All of the above functions return true until CryptDecrypt, which I cannot seem to figure out why. At the same time, I'm not sure how the CryptDecrypt function would possibly edit my "decrypted" variable, since I am not passing a reference of it.
Any help or advice onto why this is not working would be greatly appreciated. This is my first endeavour with wincrypt and first time using C++ in years.
If it is of any more help, as well, this is my encryption (in C#):
public static byte[] EncryptString(byte[] input, string password)
{
PasswordDeriveBytes pderiver = new PasswordDeriveBytes(password, null);
byte[] ivZeros = new byte[8];
byte[] pbeKey = pderiver.CryptDeriveKey("RC2", "MD5", 128, ivZeros);
RC2CryptoServiceProvider RC2 = new RC2CryptoServiceProvider();
//using an empty initialization vector for convenience.
byte[] IV = new byte[8];
ICryptoTransform encryptor = RC2.CreateEncryptor(pbeKey, IV);
MemoryStream msEncrypt = new MemoryStream();
CryptoStream csEncrypt = new CryptoStream(msEncrypt, encryptor, CryptoStreamMode.Write);
csEncrypt.Write(input, 0, input.Length);
csEncrypt.FlushFinalBlock();
return msEncrypt.ToArray();
}
I have confirmed that my hash value in C++ is identical to my key in C#, created by PasswordDeriveBytes.CryptDeriveKey
First, as in my comment, use GetLastError() so you know what it failed. I'll assume that you get NTE_BAD_DATA, all the other errors are much more easier to deal with since they basically mean you missed some step int he API call sequence.
The typical reason why CryptDecrypt would fail with NTE_BAD_DATA would be that you're decrypting the last block of a block cypher (as you are) and the decrypted padding bytes are incorrect. This can happen if the input is truncated (not all encrypted bytes were saved to the file) or if the key is incorrect.
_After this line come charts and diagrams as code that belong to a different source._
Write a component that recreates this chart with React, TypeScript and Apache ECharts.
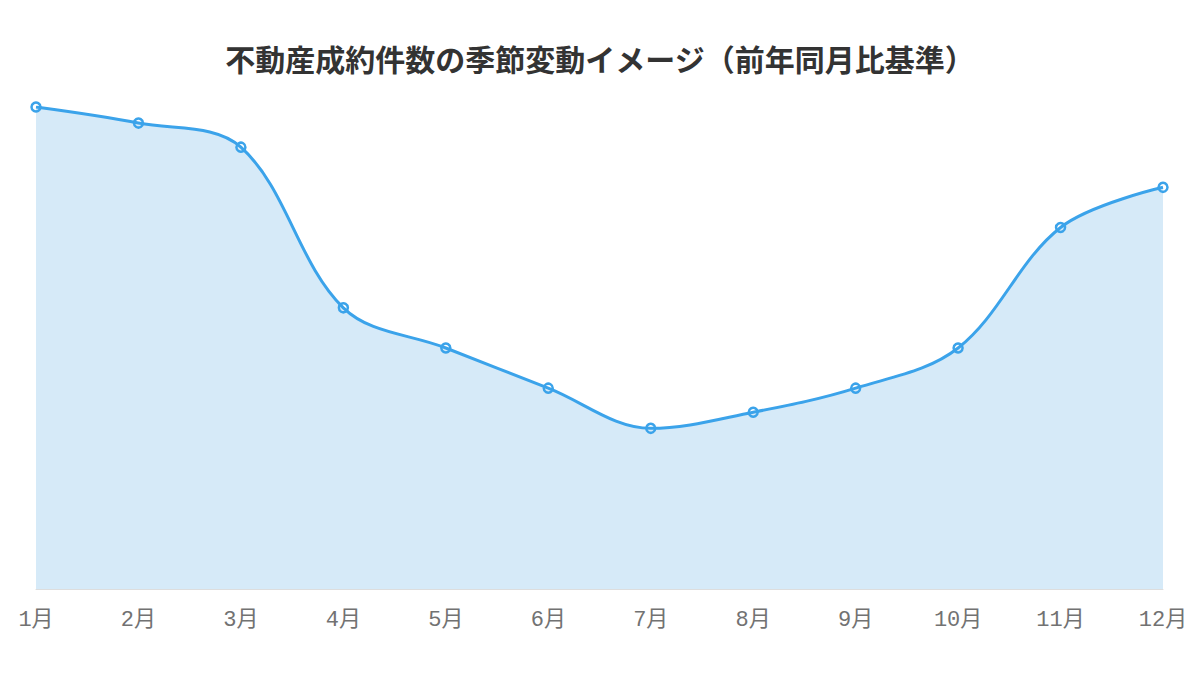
import React, { useEffect, useRef } from "react";
import * as echarts from "echarts";

const months = ["1月", "2月", "3月", "4月", "5月", "6月", "7月", "8月", "9月", "10月", "11月", "12月"];
const values = [12, 11.6, 11, 7, 6, 5, 4, 4.4, 5, 6, 9, 10];
const titleText = "不動産成約件数の季節変動イメージ（前年同月比基準）";

export default function App() {
  const ref = useRef<HTMLDivElement>(null);
  useEffect(() => {
    const chart = echarts.init(ref.current!, null, { renderer: "svg" });
    chart.setOption({
      animation: false,
      backgroundColor: "#ffffff",
      title: {
        text: titleText,
        left: "center",
        top: 38,
        textStyle: {
          fontSize: 30,
          fontWeight: "bold",
          color: "#333333",
          fontFamily: "'Noto Sans CJK JP', sans-serif",
        },
      },
      grid: { left: 36, right: 37, top: 107, bottom: 86 },
      xAxis: {
        type: "category",
        data: months,
        boundaryGap: false,
        axisLine: { show: true, lineStyle: { color: "#dddddd", width: 1 } },
        axisTick: { show: false },
        axisLabel: {
          color: "#727272",
          fontSize: 22,
          margin: 20,
          fontFamily: "'Liberation Mono', 'Noto Sans CJK JP', monospace",
        },
        splitLine: { show: false },
      },
      yAxis: {
        type: "value",
        min: 0,
        max: 12,
        show: false,
        splitLine: { show: false },
      },
      series: [
        {
          type: "line",
          data: values,
          smooth: 0.35,
          symbol: "circle",
          symbolSize: 9,
          lineStyle: { color: "#3ba3ea", width: 3 },
          itemStyle: { color: "rgba(0,0,0,0)", borderColor: "#3ba3ea", borderWidth: 2.5 },
          areaStyle: { color: "#d6eaf8", opacity: 1 },
        },
      ],
    });
    return () => chart.dispose();
  }, []);
  return <div ref={ref} style={{ width: 1200, height: 675, position: "absolute", left: 0, top: 0 }} />;
}
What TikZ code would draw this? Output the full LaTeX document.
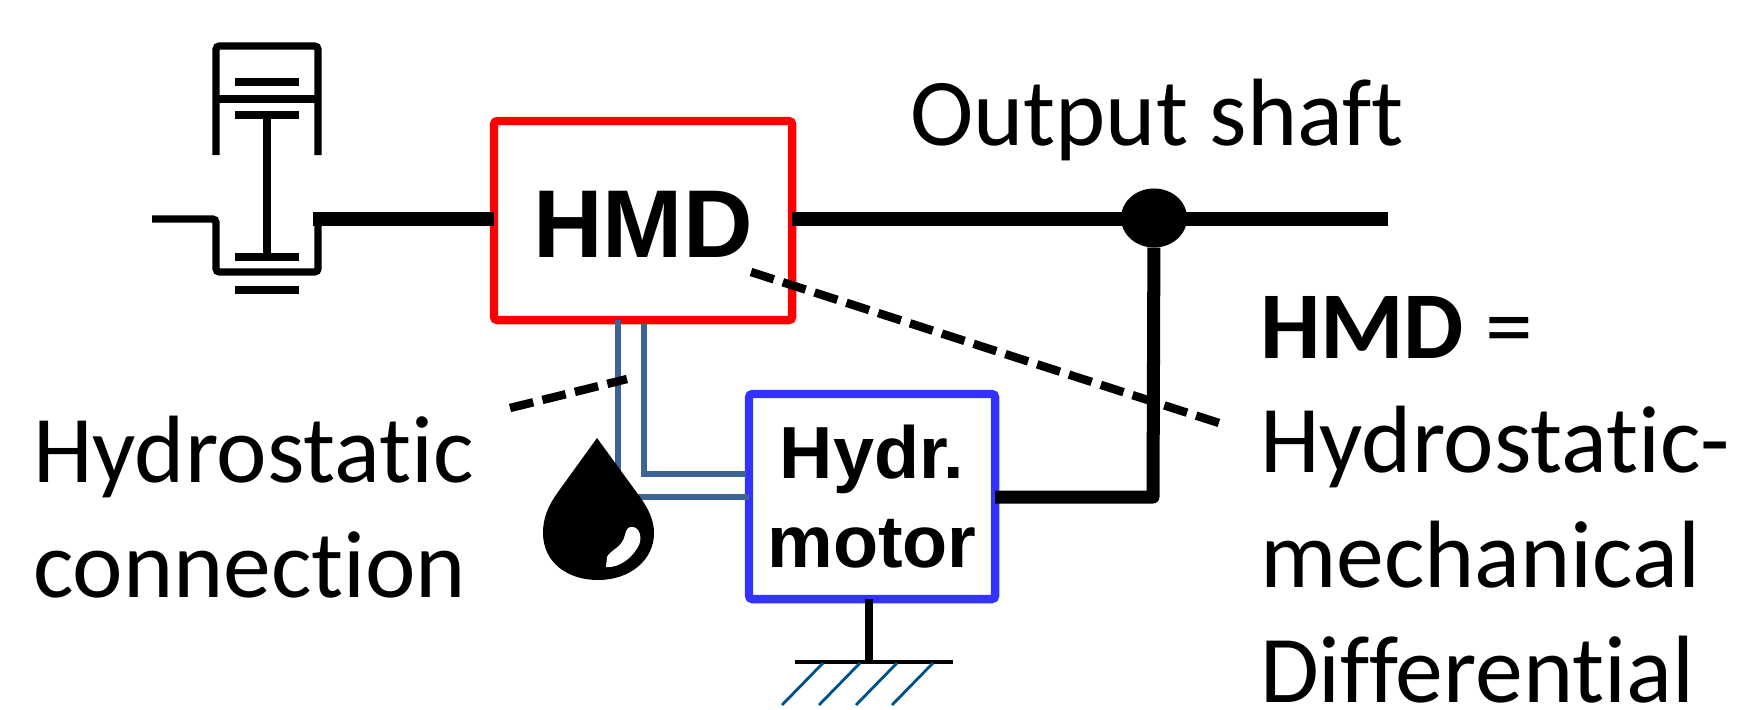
\documentclass[tikz,border=0pt]{standalone}
\usepackage{xcolor}
\usepackage{fontspec}
\setmainfont[Ligatures=CommonOff]{Carlito}
\newfontfamily\boxfont{Liberation Sans}
\usetikzlibrary{positioning, shapes.geometric}
\definecolor{pipeblue}{RGB}{60,100,150}
\definecolor{hatchblue}{RGB}{0,80,140}
\definecolor{motorblue}{RGB}{51,51,255}

\begin{document}
\begin{tikzpicture}[
    x=0.01cm, y=-0.01cm,
    every node/.style={inner sep=0pt, outer sep=0pt, align=left, anchor=base west, font=\fontsize{27.2}{32.6}\selectfont},
    unit/.style={draw, rounded corners=1pt, line width=2.4pt, anchor=north west, align=center, fill=white},
    engine/.style={line width=2.1pt, rounded corners=1pt},
    plate/.style={line width=2.1pt},
    shaft/.style={line width=3.7pt},
    pipe/.style={pipeblue, line width=1.7pt},
    leader/.style={line width=2.4pt, dash pattern=on 6.8pt off 2.7pt},
    hatch/.style={hatchblue, line width=0.8pt}
]
\useasboundingbox (0,0) rectangle (1737,709);

\node[unit, draw=red, minimum width=2.98cm, minimum height=1.99cm, text height=21pt, text depth=0pt, font=\fontsize{27.4}{32}\selectfont\boxfont\bfseries] (hmd) at (494,121) {HMD};
\node[unit, draw=motorblue, minimum width=2.46cm, minimum height=2.05cm, font=\fontsize{21}{25.4}\selectfont\boxfont\bfseries] (motor) at (749,394) {Hydr.\\motor};

\coordinate (crankend) at (152,219);
\coordinate (crankout) at (313,219);
\coordinate (shaftend) at (1388,219);
\coordinate (joint) at (1153,497);
\coordinate (groundtop) at (869,662);
\coordinate (hatchone) at (823,663);
\coordinate (hatchtwo) at (860,663);
\coordinate (hatchthree) at (897,663);
\coordinate (hatchfour) at (933,663);

\draw[pipe] (618,320) |- (motor.west |- 0,497);
\draw[pipe] (644,324) |- (746,474);

\draw[engine] (216,155) |- (318,46) -- (318,155);
\draw[engine] (216,99) -- (318,99);
\draw[engine] (crankend) -- (216,219) |- (318,272) |- (crankout);
\draw[plate] (235,82) -- (299,82);
\draw[plate] (235,115) -- (299,115);
\draw[plate] (267,115) -- (267,257);
\draw[plate] (235,257) -- (299,257);
\draw[plate] (235,290) -- (299,290);

\draw[shaft] (crankout) -- (hmd.west |- crankout);
\draw[shaft] (hmd.east |- shaftend) -- (shaftend);
\node[ellipse, fill=black, minimum width=0.66cm, minimum height=0.59cm, anchor=center] (coupling) at (1154,218) {};
\draw[shaft, line join=round] (motor.east |- joint) -- (joint) -- (coupling);

\draw[line width=2pt] (motor.south -| groundtop) -- (groundtop);
\draw[line width=1.1pt] (795,662) -- (953,662);
\foreach \hatchend in {hatchone, hatchtwo, hatchthree, hatchfour}
    \draw[hatch] (\hatchend) -- ++(-41,42);

\fill (597,438) -- (558,492) .. controls (548,506) and (543,518) .. (543,533)
    .. controls (543,562) and (567,580) .. (598,580)
    .. controls (630,580) and (654,560) .. (654,533)
    .. controls (654,520) and (648,508) .. (640,497) -- cycle;
\fill[white] (633,527) .. controls (628,526) and (626,530) .. (625,535)
    .. controls (622,548) and (610,550) .. (607,557) -- (606,567)
    .. controls (622,568) and (634,555) .. (639,545)
    .. controls (642,538) and (640,528) .. (633,527) -- cycle;

\node (outlabel) at (910,145) {Output shaft};
\node (connlabel) at (33,597) {Hydrostatic\\connection};
\node (hmdlabel) at (1260,702) {\textbf{HMD} =\\Hydrostatic-\\mechanical\\Differential};

\coordinate (connstart) at (510,408);
\coordinate (connend) at (627,379);
\coordinate (hmdstart) at (751,272);
\coordinate (hmdend) at (1219,423);
\draw[leader] (connstart) -- (connend);
\draw[leader] (hmdstart) -- (hmdend);
\end{tikzpicture}
\end{document}
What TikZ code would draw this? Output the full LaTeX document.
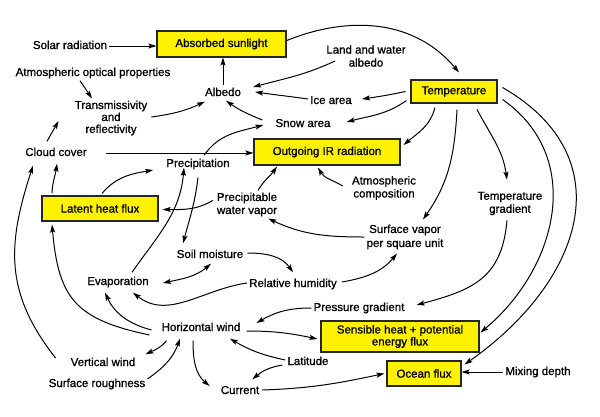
\documentclass[tikz,border=0pt]{standalone}
\usepackage{fontspec}
\setmainfont{Liberation Sans}[FakeBold=1]
\usetikzlibrary{arrows.meta}
\tikzset{mytip/.tip={Stealth[length=8pt,width=5pt,inset=1.5pt]}}
\begin{document}
\begin{tikzpicture}[x=1pt,y=-1pt,
  every node/.style={font=\fontsize{11.5}{13}\selectfont},
  lbl/.style={inner sep=2pt, text height=8.5pt, text depth=2.5pt},
  mlbl/.style={inner sep=2pt, align=center},
  box/.style={draw=black!85, line width=1.1pt, fill=yellow, inner sep=0pt, align=center},
  arr/.style={line width=1pt, -mytip},
  arrtwo/.style={line width=1pt, mytip-mytip},
]
\fill[white] (0,0) rectangle (600,416);
\useasboundingbox (0,0) rectangle (600,416);

% nodes
\node[box,minimum width=129pt,minimum height=26pt] (abs) at (221.5,44) {Absorbed sunlight};
\node[lbl] (solar) at (70,46) {Solar radiation};
\node[lbl] (aop) at (93,73) {Atmospheric optical properties};
\node[mlbl,font=\fontsize{11.5}{12}\selectfont] (trans) at (111,118) {Transmissivity\\and\\reflectivity};
\node[lbl] (albedo) at (223,93) {Albedo};
\node[mlbl] (law) at (366,56) {Land and water\\albedo};
\node[lbl] (ice) at (331,101) {Ice area};
\node[box,minimum width=86pt,minimum height=23pt] (temp) at (454,91.5) {Temperature};
\node[lbl] (snow) at (303,124) {Snow area};
\node[box,minimum width=146pt,minimum height=26pt] (ir) at (327,152) {Outgoing IR radiation};
\node[lbl] (cloud) at (56,153) {Cloud cover};
\node[lbl] (prec) at (198,164) {Precipitation};
\node[box,minimum width=116pt,minimum height=25pt] (latent) at (100,208.5) {Latent heat flux};
\node[mlbl] (pwv) at (247,204.5) {Precipitable\\water vapor};
\node[mlbl] (acomp) at (384,188) {Atmospheric\\composition};
\node[mlbl] (tgrad) at (510,203.5) {Temperature\\gradient};
\node[mlbl,font=\fontsize{11.5}{14}\selectfont] (surfv) at (405,237) {Surface vapor\\per square unit};
\node[lbl] (soil) at (210,255) {Soil moisture};
\node[lbl] (evap) at (118,282) {Evaporation};
\node[lbl] (rh) at (293,284) {Relative humidity};
\node[lbl] (pgrad) at (359,308) {Pressure gradient};
\node[lbl] (hwind) at (201,328) {Horizontal wind};
\node[box,minimum width=158pt,minimum height=31pt,font=\fontsize{11.5}{12}\selectfont] (sens) at (400,336.5) {Sensible heat + potential\\energy flux};
\node[lbl] (lat) at (308,362) {Latitude};
\node[lbl] (current) at (240,391) {Current};
\node[box,minimum width=74pt,minimum height=25pt] (ocean) at (424,373.5) {Ocean flux};
\node[lbl] (mix) at (538,372) {Mixing depth};
\node[lbl] (vwind) at (103,363) {Vertical wind};
\node[lbl] (sr) at (97,384) {Surface roughness};

% connectors
\draw[arr] (solar) -- (solar -| abs.west);
\draw[arr] (albedo) -- (albedo |- abs.south);
\draw[arr] (abs.3) to[out=22,in=130] ([shift={(5,-7)}]temp.north);
\draw[arr] ([shift={(-13,0)}]aop.south) -- ([shift={(-19,0)}]trans.north);
\draw[arr] ([shift={(2,-1)}]trans.east) to[out=8,in=205] ([shift={(2,1)}]albedo.south west);
\draw[arr] ([shift={(11,-8)}]law.south west) to[out=205,in=15] ([shift={(10,-6)}]albedo.east);
\draw[arr] ([shift={(0,-2)}]ice.west) to[out=172,in=-8] ([shift={(12,-1)}]albedo.east);
\draw[arr] ([shift={(-5,0)}]temp.west) to[out=192,in=8] ([shift={(8,-2)}]ice.east);
\draw[arr] ([shift={(-4,-3)}]temp.south west) to[out=215,in=15] ([shift={(14,-2)}]snow.east);
\draw[arr] ([shift={(-11,-4)}]snow.west) to[out=158,in=-35] ([shift={(3,0)}]albedo.south);
\draw[arr] ([shift={(6,-1)}]prec.north) to[out=55,in=195] ([shift={(-10,1)}]snow.west);
\draw[arr] ([xshift=17pt]cloud.east) -- (cloud.east -| ir.west);
\draw[arr] ([shift={(-9,-4)}]cloud.north) -- ([shift={(-14,3)}]trans.west);
\draw[arr] ([shift={(-19,4)}]temp.south) to[out=-105,in=40] ([shift={(3,-7)}]ir.east);
\draw[arr] ([shift={(-7,-2)}]acomp.west) to[out=150,in=-60] ([shift={(-9,2)}]ir.south);
\draw[arr] ([shift={(11,0)}]pwv.north) to[out=60,in=235] ([shift={(-50,1)}]ir.south);
\draw[arr] ([shift={(-2,-4)}]pwv.west) to[out=210,in=0] ([shift={(4,1)}]latent.east);
\draw[arr] ([shift={(2,-2)}]latent.north) to[out=50,in=190] ([shift={(-11,6)}]prec.west);
\draw[arr] ([shift={(-48,-2)}]latent.north) to[out=88,in=-98] ([shift={(1,3)}]cloud.south);
\draw[arr] ([shift={(-13,-5)}]vwind.west) to[out=128,in=-108,looseness=1.1] ([shift={(-23,5)}]cloud.south);
\draw[arr] ([shift={(-10,7)}]hwind.west) to[out=168,in=-85,looseness=1.3] ([shift={(-48,3)}]latent.south);
\draw[arr] ([shift={(-8,2)}]hwind.west) to[out=165,in=-65] ([shift={(-13,3)}]evap.south);
\draw[arr] ([shift={(14,-2)}]evap.north) to[out=55,in=-95] ([shift={(-14,-4)}]prec.south);
\draw[arr] ([shift={(0,6)}]prec.south) to[out=-97,in=75] ([shift={(-27,-4)}]soil.north);
\draw[arrtwo] ([shift={(12,1)}]evap.east) to[out=12,in=220] ([shift={(1,1)}]soil.south);
\draw[arr] ([shift={(2,-2)}]soil.east) to[out=0,in=125] ([shift={(0,-4)}]rh.north);
\draw[arr] ([shift={(0,-1)}]rh.west) to[out=188,in=-38] ([shift={(15,3)}]evap.south);
\draw[arr] ([shift={(3,-2)}]rh.east) to[out=10,in=230] ([shift={(-8,2)}]surfv.south);
\draw[arr] (surfv.west) to[out=180,in=-25] ([shift={(-11,0)}]pwv.south east);
\draw[arr] ([shift={(3,6)}]temp.south) to[out=-93,in=55] ([shift={(18,-3)}]surfv.north);
\draw[arr] ([shift={(23,6)}]temp.south) to[out=-62,in=98] ([shift={(-3,-10)}]tgrad.north);
\draw[arr] ([shift={(-3,3)}]tgrad.south) to[out=-95,in=15,looseness=1.2] ([shift={(10,-3)}]pgrad.east);
\draw[arr] (pgrad.west) to[out=180,in=30] ([shift={(14,-5)}]hwind.east);
\draw[arr] ([shift={(4,3)}]hwind.east) to[out=0,in=168] ([shift={(-3,2.5)}]sens.west);
\draw[arr] ([shift={(0,-2)}]lat.west) to[out=168,in=-30] ([shift={(29,3)}]hwind.south);
\draw[arr] ([shift={(-3,3)}]lat.west) to[out=190,in=40] ([shift={(-9,-4)}]current.north east);
\draw[arr] ([shift={(-8,5)}]hwind.south) to[out=-90,in=140] ([shift={(-9,-5)}]current.west);
\draw[arr] ([shift={(1,-1)}]current.east) to[out=2,in=192] ([shift={(-2,0)}]ocean.west);
\draw[arr] (mix) -- (mix -| ocean.east);
\draw[arr] ([shift={(5,8)}]temp.east) to[out=-35,in=40,looseness=1.1] ([shift={(1,-4)}]sens.east);
\draw[arr] ([shift={(5,-4)}]temp.east) to[out=-30,in=35,looseness=1.3] ([shift={(3,4)}]ocean.north east);
\draw[arr] ([shift={(7,5)}]hwind.south west) to[out=-130,in=25] ([shift={(8,-1)}]vwind.north east);
\draw[arr] ([shift={(0,-5)}]sr.east) to[out=35,in=-110] ([shift={(-21,3)}]hwind.south);
\end{tikzpicture}
\end{document}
I would suggest you take this methodically since there are so many places where this can fail that will all manifest only at CryptDecrypt time:
Ensure that the file you encrypt in C# can be decrypted in C#. This would eliminate any file save truncation issues.
Try to encrypt and decrypt with fixed hard codded key first (no password derived), this will ensure that your key set code IV initialization are correct (as well as padding mode and cypher chaining mode).
Ensure that the password derivation process arives at the same hash. Things like ANSI vs. Unicode or terminal 0 can wreak havok on the MD5 hash and result in wildly different keys from apparently the same password hash.
Some people have discovered issues when moving between operating systems.
The CryptDeriveKey call uses a "default key length" based on the operating system and algorithm chosen. For RC2, the default generated key length is 40 bits on Windows 2000 and 128 bits on Windows 2003. This results in a "BAD DATA" return code when the generated key is used in a CryptDecrypt call.
Presumably this is related to "garbage" appearing at the end of the final buffer after trying to apply a 128 bit key to decrypt a 40 bit encrypted stream. The error code typically indicates bad padding bytes - but the root cause may be a key generation issue.
To generate a 40 bit encryption key, use ( ( 40 <<16 ) ) in the flags field of the CryptDeriveKey call.